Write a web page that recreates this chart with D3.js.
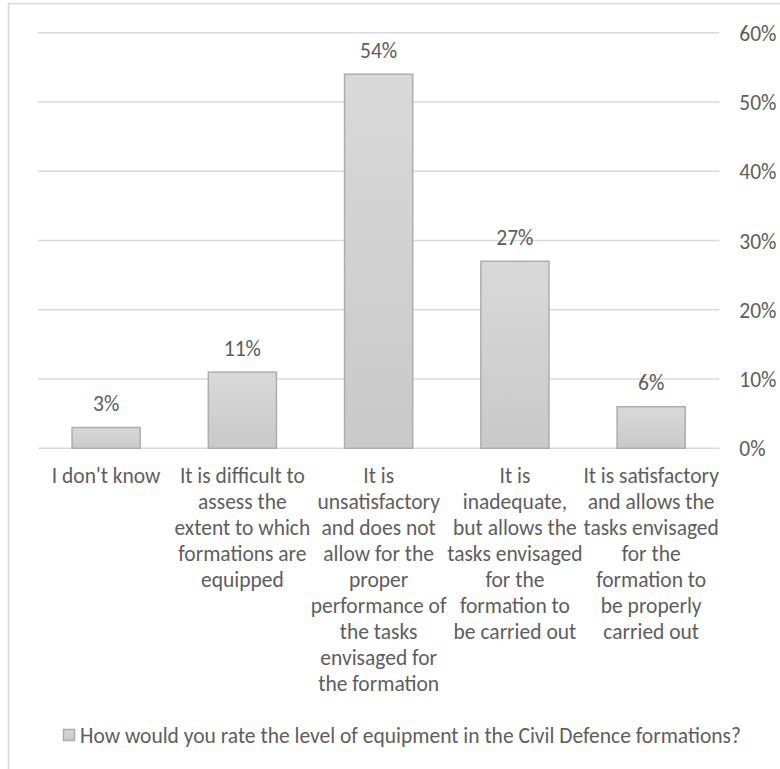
<!DOCTYPE html>
<html>
<head>
<meta charset="utf-8">
<script src="https://cdn.jsdelivr.net/npm/d3@7"></script>
<style>
  html, body { margin: 0; padding: 0; background: #fff; }
  svg { display: block; }
  text { font-family: Carlito, Calibri, Lato, "Open Sans", sans-serif; fill: #5e5e5e; }
</style>
</head>
<body>
<svg id="chart" width="780" height="769"></svg>
<script>
// Survey answers (share of respondents, %)
const categories = [
  "I don't know",
  "It is difficult to assess the extent to which formations are equipped",
  "It is unsatisfactory and does not allow for the proper performance of the tasks envisaged for the formation",
  "It is inadequate, but allows the tasks envisaged for the formation to be carried out",
  "It is satisfactory and allows the tasks envisaged for the formation to be properly carried out"
];
const categoryLines = [
  ["I don't know"],
  ["It is difficult to", "assess the", "extent to which", "formations are", "equipped"],
  ["It is", "unsatisfactory", "and does not", "allow for the", "proper", "performance of", "the tasks", "envisaged for", "the formation"],
  ["It is", "inadequate,", "but allows the", "tasks envisaged", "for the", "formation to", "be carried out"],
  ["It is satisfactory", "and allows the", "tasks envisaged", "for the", "formation to", "be properly", "carried out"]
];
const values = [3, 11, 54, 27, 6];
const tickValues = [0, 10, 20, 30, 40, 50, 60];
const seriesName = "How would you rate the level of equipment in the Civil Defence formations?";

const svg = d3.select("#chart");
const fontSize = 21.5;

// outer chart frame
svg.append("rect")
  .attr("x", 8.5).attr("y", 3.5)
  .attr("width", 800).attr("height", 800)
  .attr("fill", "none").attr("stroke", "#d9d9d9").attr("stroke-width", 1.5);

const plotLeft = 38, plotRight = 719.3, plotTop = 32.7, plotBottom = 448.3;

const x = d3.scaleBand()
  .domain(categories)
  .range([plotLeft, plotRight])
  .paddingInner(0.5)
  .paddingOuter(0.25);

const y = d3.scaleLinear()
  .domain([0, 60])
  .range([plotBottom, plotTop]);

const defs = svg.append("defs");
const grad = defs.append("linearGradient")
  .attr("id", "barFill").attr("x1", 0).attr("y1", 0).attr("x2", 0).attr("y2", 1);
grad.append("stop").attr("offset", "0%").attr("stop-color", "#d9d9d9");
grad.append("stop").attr("offset", "100%").attr("stop-color", "#c9c9c9");

// gridlines
svg.append("g")
  .selectAll("line")
  .data(tickValues)
  .join("line")
  .attr("x1", plotLeft).attr("x2", plotRight)
  .attr("y1", d => y(d)).attr("y2", d => y(d))
  .attr("stroke", "#d9d9d9").attr("stroke-width", 1.5);

// right value axis labels
const yAxis = d3.axisRight(y)
  .tickValues(tickValues)
  .tickSize(0)
  .tickPadding(0)
  .tickFormat(d => d + "%");
const yAxisG = svg.append("g")
  .attr("transform", `translate(${plotRight + 20},0)`)
  .call(yAxis);
yAxisG.select(".domain").remove();
yAxisG.selectAll("text")
  .attr("x", 0)
  .attr("dy", "0.35em")
  .style("font-size", fontSize + "px")
  .style("font-family", null)
  .attr("fill", "#5e5e5e");

// bars
svg.append("g")
  .selectAll("rect")
  .data(values)
  .join("rect")
  .attr("x", (d, i) => x(categories[i]))
  .attr("y", d => y(d))
  .attr("width", x.bandwidth())
  .attr("height", d => y(0) - y(d))
  .attr("fill", "url(#barFill)")
  .attr("stroke", "#adadad")
  .attr("stroke-width", 1.5);

// value labels
svg.append("g")
  .selectAll("text")
  .data(values)
  .join("text")
  .attr("x", (d, i) => x(categories[i]) + x.bandwidth() / 2)
  .attr("y", d => y(d) - 24)
  .attr("dy", "0.35em")
  .attr("text-anchor", "middle")
  .style("font-size", fontSize + "px")
  .text(d => d + "%");

// category labels
const catG = svg.append("g");
categories.forEach((c, i) => {
  const t = catG.append("text")
    .attr("x", x(c) + x.bandwidth() / 2)
    .attr("y", 475.7)
    .attr("text-anchor", "middle")
    .style("font-size", fontSize + "px");
  t.selectAll("tspan")
    .data(categoryLines[i])
    .join("tspan")
    .attr("x", x(c) + x.bandwidth() / 2)
    .attr("y", (d, k) => 475.7 + k * 26)
    .attr("dy", "0.35em")
    .text(d => d);
});

// legend
const legend = svg.append("g");
legend.append("rect")
  .attr("x", 63.5).attr("y", 729.5)
  .attr("width", 11).attr("height", 11)
  .attr("fill", "url(#barFill)")
  .attr("stroke", "#adadad").attr("stroke-width", 1.5);
legend.append("text")
  .attr("x", 80).attr("y", 735)
  .attr("dy", "0.35em")
  .style("font-size", fontSize + "px")
  .text(seriesName);
</script>
</body>
</html>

▶ [WHAT TO DO]: Copy nothing but the lines from the first one in the listing through the line with "const plotLeft = 38, plotRight", and omit the pictures.

▶ [THE ANSWER]:
Write a web page that recreates this chart with D3.js.
<!DOCTYPE html>
<html>
<head>
<meta charset="utf-8">
<script src="https://cdn.jsdelivr.net/npm/d3@7"></script>
<style>
  html, body { margin: 0; padding: 0; background: #fff; }
  svg { display: block; }
  text { font-family: Carlito, Calibri, Lato, "Open Sans", sans-serif; fill: #5e5e5e; }
</style>
</head>
<body>
<svg id="chart" width="780" height="769"></svg>
<script>
// Survey answers (share of respondents, %)
const categories = [
  "I don't know",
  "It is difficult to assess the extent to which formations are equipped",
  "It is unsatisfactory and does not allow for the proper performance of the tasks envisaged for the formation",
  "It is inadequate, but allows the tasks envisaged for the formation to be carried out",
  "It is satisfactory and allows the tasks envisaged for the formation to be properly carried out"
];
const categoryLines = [
  ["I don't know"],
  ["It is difficult to", "assess the", "extent to which", "formations are", "equipped"],
  ["It is", "unsatisfactory", "and does not", "allow for the", "proper", "performance of", "the tasks", "envisaged for", "the formation"],
  ["It is", "inadequate,", "but allows the", "tasks envisaged", "for the", "formation to", "be carried out"],
  ["It is satisfactory", "and allows the", "tasks envisaged", "for the", "formation to", "be properly", "carried out"]
];
const values = [3, 11, 54, 27, 6];
const tickValues = [0, 10, 20, 30, 40, 50, 60];
const seriesName = "How would you rate the level of equipment in the Civil Defence formations?";

const svg = d3.select("#chart");
const fontSize = 21.5;

// outer chart frame
svg.append("rect")
  .attr("x", 8.5).attr("y", 3.5)
  .attr("width", 800).attr("height", 800)
  .attr("fill", "none").attr("stroke", "#d9d9d9").attr("stroke-width", 1.5);

const plotLeft = 38, plotRight = 719.3, plotTop = 32.7, plotBottom = 448.3;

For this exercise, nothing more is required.